KOBE, Japan (AP) _ His home flattened and his job as an accountant in jeopardy, Noriyoshi Kochi lined up with tens of thousands of other earthquake survivors today outside Kobe City Hall to apply for a new home.

His chances of getting government-built housing?

``Most likely, zero,'' he said.

More than 37,000 people were waiting outside tents and buildings around Kobe to apply for 2,700 temporary housing units expected to be ready around mid-February. Kochi was one of the first to apply.

The government plans to build thousands of units to house 300,000 people left homeless by the Jan. 17 quake. The death toll stood at 5,088 today, and 51 people were missing. Some 88,000 buildings were destroyed or severely damaged.

The government is coming under increasing fire for letting turf battles between ministries interfere with the rescue efforts and for failing to accept more offers of international aid.

Among other things, Japan has rejected a week-old U.S. offer to house 2,000 homeless on the aircraft carrier USS Independence.

In confirming Japan's rejection of that offer, Kishichirou Amae, a Foreign Ministry spokesman, explained that it was not clear how long the victims could stay on the carrier.

He also said many victims like to return periodically to their damaged homes, and staying on the carrier would stop them from doing that.

Among the homeless, Kochi, 26, was luckier than some. Though his house was destroyed, he and his mother escaped without injury.

The elderly, handicapped, injured and families with small children will get priority. There are enough of them to fill all the units available soon. Kochi and his mother don't qualify, and they have no illusions of getting shelter soon.

Like many businesses in quake areas, Kochi's company is in trouble. With his savings low, Kochi and his mother may have to move in with relatives 30 miles outside the city.

Many of the hundreds of thousands of refugees packed into cold shelters in gymnasiums, government buildings or tent camps now face an outbreak of influenza that has stricken hundreds.

Regional government officials increased the number of makeshift clinics in the city from 23 to 115 today, and increased the number of nurses to more than 400.

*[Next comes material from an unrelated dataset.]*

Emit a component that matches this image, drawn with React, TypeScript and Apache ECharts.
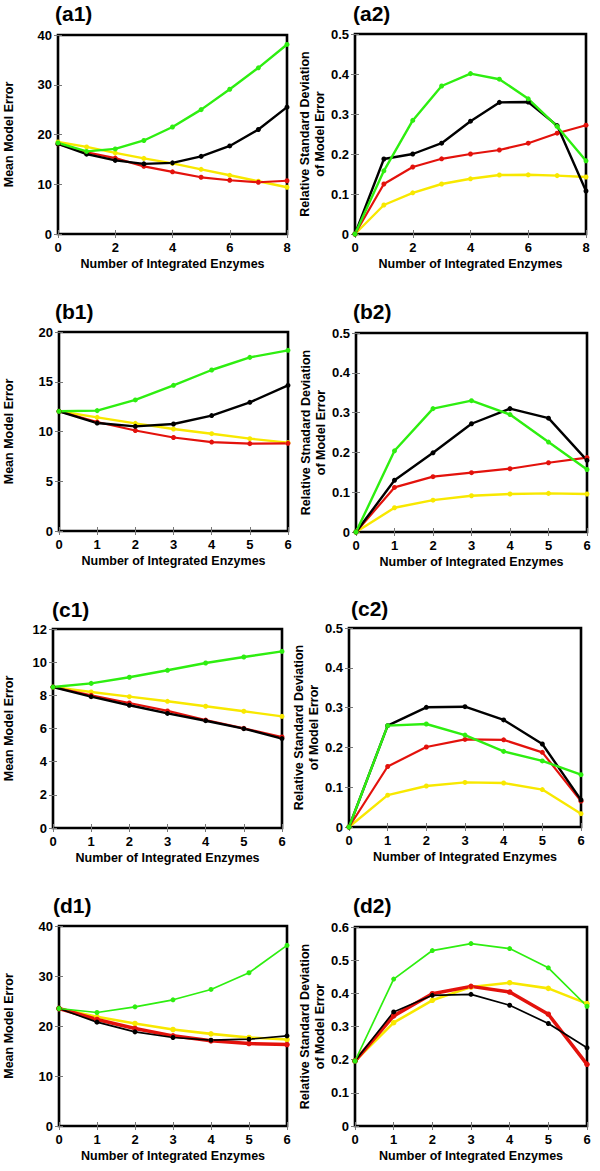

Depression has also set in among the homeless. Volunteers hoping to cheer up the victims are handing out stuffed animals and flowers, and a counseling hotline _ atypical in Japan _ is being set up.

A main expressway damaged in the quake was opened today, allowing trucks to ferry in emergency supplies. Traffic was backed up at some points for up to 20 miles between Kobe and nearby Osaka.

In Tokyo, Labor Minister Manso Hamamoto said between 70,000 and 100,000 people lost their jobs in the quake.

Sadatoshi Ozato, the government minister in charge of the quake response, told lawmakers today that the government is considering building 60,000 houses for refugees, including 19,000 temporary houses.

The government announced today that Emperor Akihito and Empress Michiko will make a one-day trip to quake areas Tuesday, their first visit to the disaster area.

They will view damage in Kobe and other areas by helicopter and visit several shelters.

The Kansai region, which includes Kobe, and Tokyo are historical rivals. Some people in the quake area pointed to the royal trip to the Middle East as an example of the capital's indifference to the suffering in Kobe.

The quake was the second deadliest in Japan this century. Fifty-one people are still missing, and 15,000 soldiers and police were expected to search for them on Saturday, Kyodo reported.